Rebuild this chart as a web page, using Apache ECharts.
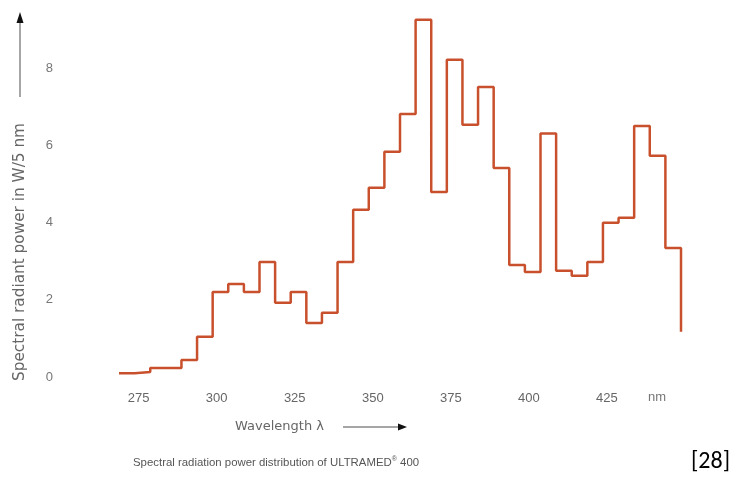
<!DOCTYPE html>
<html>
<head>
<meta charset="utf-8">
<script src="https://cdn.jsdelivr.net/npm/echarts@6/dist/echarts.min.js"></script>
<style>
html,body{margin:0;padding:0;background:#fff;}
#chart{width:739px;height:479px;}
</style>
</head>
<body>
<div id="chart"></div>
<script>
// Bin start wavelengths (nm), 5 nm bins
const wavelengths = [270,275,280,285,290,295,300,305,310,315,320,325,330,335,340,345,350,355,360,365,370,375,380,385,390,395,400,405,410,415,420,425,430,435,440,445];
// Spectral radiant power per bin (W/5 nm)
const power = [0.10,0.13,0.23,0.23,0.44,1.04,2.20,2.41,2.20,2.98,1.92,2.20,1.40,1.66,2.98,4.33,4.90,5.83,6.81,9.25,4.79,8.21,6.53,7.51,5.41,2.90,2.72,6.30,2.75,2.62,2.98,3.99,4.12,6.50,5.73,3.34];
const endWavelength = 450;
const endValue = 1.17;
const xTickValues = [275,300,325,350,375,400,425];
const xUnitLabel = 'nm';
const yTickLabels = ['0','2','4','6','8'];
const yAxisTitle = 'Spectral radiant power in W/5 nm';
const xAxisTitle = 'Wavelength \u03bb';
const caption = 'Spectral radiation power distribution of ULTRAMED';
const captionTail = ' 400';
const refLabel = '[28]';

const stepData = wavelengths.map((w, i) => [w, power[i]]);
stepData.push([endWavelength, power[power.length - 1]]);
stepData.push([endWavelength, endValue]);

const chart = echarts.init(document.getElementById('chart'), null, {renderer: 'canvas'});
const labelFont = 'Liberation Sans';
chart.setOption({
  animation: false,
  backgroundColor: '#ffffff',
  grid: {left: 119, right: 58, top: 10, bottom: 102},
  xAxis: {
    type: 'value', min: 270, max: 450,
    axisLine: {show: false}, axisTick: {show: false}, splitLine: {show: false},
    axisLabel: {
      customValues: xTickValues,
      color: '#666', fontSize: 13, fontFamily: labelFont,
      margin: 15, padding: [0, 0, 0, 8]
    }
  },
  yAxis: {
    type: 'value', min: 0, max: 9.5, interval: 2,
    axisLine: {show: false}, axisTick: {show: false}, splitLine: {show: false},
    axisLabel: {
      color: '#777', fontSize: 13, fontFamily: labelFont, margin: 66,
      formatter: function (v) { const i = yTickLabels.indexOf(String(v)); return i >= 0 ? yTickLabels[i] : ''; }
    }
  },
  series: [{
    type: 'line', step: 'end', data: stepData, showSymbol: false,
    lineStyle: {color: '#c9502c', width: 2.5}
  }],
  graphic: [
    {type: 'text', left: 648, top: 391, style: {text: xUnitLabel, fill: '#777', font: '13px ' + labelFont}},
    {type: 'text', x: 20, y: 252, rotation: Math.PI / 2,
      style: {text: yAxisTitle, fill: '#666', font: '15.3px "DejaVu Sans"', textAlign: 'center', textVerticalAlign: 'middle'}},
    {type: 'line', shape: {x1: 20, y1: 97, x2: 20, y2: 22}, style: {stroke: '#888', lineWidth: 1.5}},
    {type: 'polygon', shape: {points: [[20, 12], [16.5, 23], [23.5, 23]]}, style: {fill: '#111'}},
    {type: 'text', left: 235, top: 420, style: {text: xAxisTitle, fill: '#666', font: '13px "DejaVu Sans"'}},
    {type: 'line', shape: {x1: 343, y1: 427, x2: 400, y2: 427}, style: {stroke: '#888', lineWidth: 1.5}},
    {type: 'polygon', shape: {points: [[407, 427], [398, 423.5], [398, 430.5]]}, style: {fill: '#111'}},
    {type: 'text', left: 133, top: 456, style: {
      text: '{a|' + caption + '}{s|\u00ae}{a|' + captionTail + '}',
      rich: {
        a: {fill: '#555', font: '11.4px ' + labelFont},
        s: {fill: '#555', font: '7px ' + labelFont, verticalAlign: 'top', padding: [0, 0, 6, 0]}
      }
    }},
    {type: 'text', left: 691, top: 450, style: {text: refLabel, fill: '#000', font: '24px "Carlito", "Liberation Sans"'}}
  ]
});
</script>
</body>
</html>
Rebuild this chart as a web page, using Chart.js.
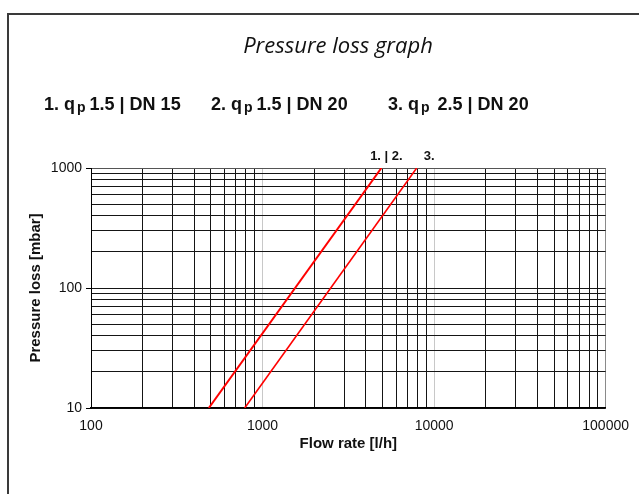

================================

Write out the entries above verbatim; the pictures do not belong in your copy.

> _OUTPUT FOR THIS TASK_
Rebuild this chart as a web page, using Apache ECharts.
<!DOCTYPE html>
<html>
<head>
<meta charset="utf-8">
<script src="https://cdn.jsdelivr.net/npm/echarts@6/dist/echarts.min.js"></script>
<style>
html,body{margin:0;padding:0;background:#fff;}
#chart{width:739px;height:479px;}
</style>
</head>
<body>
<div id="chart"></div>
<script>
// Bin start wavelengths (nm), 5 nm bins
const wavelengths = [270,275,280,285,290,295,300,305,310,315,320,325,330,335,340,345,350,355,360,365,370,375,380,385,390,395,400,405,410,415,420,425,430,435,440,445];
// Spectral radiant power per bin (W/5 nm)
const power = [0.10,0.13,0.23,0.23,0.44,1.04,2.20,2.41,2.20,2.98,1.92,2.20,1.40,1.66,2.98,4.33,4.90,5.83,6.81,9.25,4.79,8.21,6.53,7.51,5.41,2.90,2.72,6.30,2.75,2.62,2.98,3.99,4.12,6.50,5.73,3.34];
const endWavelength = 450;
const endValue = 1.17;
const xTickValues = [275,300,325,350,375,400,425];
const xUnitLabel = 'nm';
const yTickLabels = ['0','2','4','6','8'];
const yAxisTitle = 'Spectral radiant power in W/5 nm';
const xAxisTitle = 'Wavelength \u03bb';
const caption = 'Spectral radiation power distribution of ULTRAMED';
const captionTail = ' 400';
const refLabel = '[28]';

const stepData = wavelengths.map((w, i) => [w, power[i]]);
stepData.push([endWavelength, power[power.length - 1]]);
stepData.push([endWavelength, endValue]);

const chart = echarts.init(document.getElementById('chart'), null, {renderer: 'canvas'});
const labelFont = 'Liberation Sans';
chart.setOption({
  animation: false,
  backgroundColor: '#ffffff',
  grid: {left: 119, right: 58, top: 10, bottom: 102},
  xAxis: {
    type: 'value', min: 270, max: 450,
    axisLine: {show: false}, axisTick: {show: false}, splitLine: {show: false},
    axisLabel: {
      customValues: xTickValues,
      color: '#666', fontSize: 13, fontFamily: labelFont,
      margin: 15, padding: [0, 0, 0, 8]
    }
  },
  yAxis: {
    type: 'value', min: 0, max: 9.5, interval: 2,
    axisLine: {show: false}, axisTick: {show: false}, splitLine: {show: false},
    axisLabel: {
      color: '#777', fontSize: 13, fontFamily: labelFont, margin: 66,
      formatter: function (v) { const i = yTickLabels.indexOf(String(v)); return i >= 0 ? yTickLabels[i] : ''; }
    }
  },
  series: [{
    type: 'line', step: 'end', data: stepData, showSymbol: false,
    lineStyle: {color: '#c9502c', width: 2.5}
  }],
  graphic: [
    {type: 'text', left: 648, top: 391, style: {text: xUnitLabel, fill: '#777', font: '13px ' + labelFont}},
    {type: 'text', x: 20, y: 252, rotation: Math.PI / 2,
      style: {text: yAxisTitle, fill: '#666', font: '15.3px "DejaVu Sans"', textAlign: 'center', textVerticalAlign: 'middle'}},
    {type: 'line', shape: {x1: 20, y1: 97, x2: 20, y2: 22}, style: {stroke: '#888', lineWidth: 1.5}},
    {type: 'polygon', shape: {points: [[20, 12], [16.5, 23], [23.5, 23]]}, style: {fill: '#111'}},
    {type: 'text', left: 235, top: 420, style: {text: xAxisTitle, fill: '#666', font: '13px "DejaVu Sans"'}},
    {type: 'line', shape: {x1: 343, y1: 427, x2: 400, y2: 427}, style: {stroke: '#888', lineWidth: 1.5}},
    {type: 'polygon', shape: {points: [[407, 427], [398, 423.5], [398, 430.5]]}, style: {fill: '#111'}},
    {type: 'text', left: 133, top: 456, style: {
      text: '{a|' + caption + '}{s|\u00ae}{a|' + captionTail + '}',
      rich: {
        a: {fill: '#555', font: '11.4px ' + labelFont},
        s: {fill: '#555', font: '7px ' + labelFont, verticalAlign: 'top', padding: [0, 0, 6, 0]}
      }
    }},
    {type: 'text', left: 691, top: 450, style: {text: refLabel, fill: '#000', font: '24px "Carlito", "Liberation Sans"'}}
  ]
});
</script>
</body>
</html>
Rebuild this chart as a web page, using Chart.js.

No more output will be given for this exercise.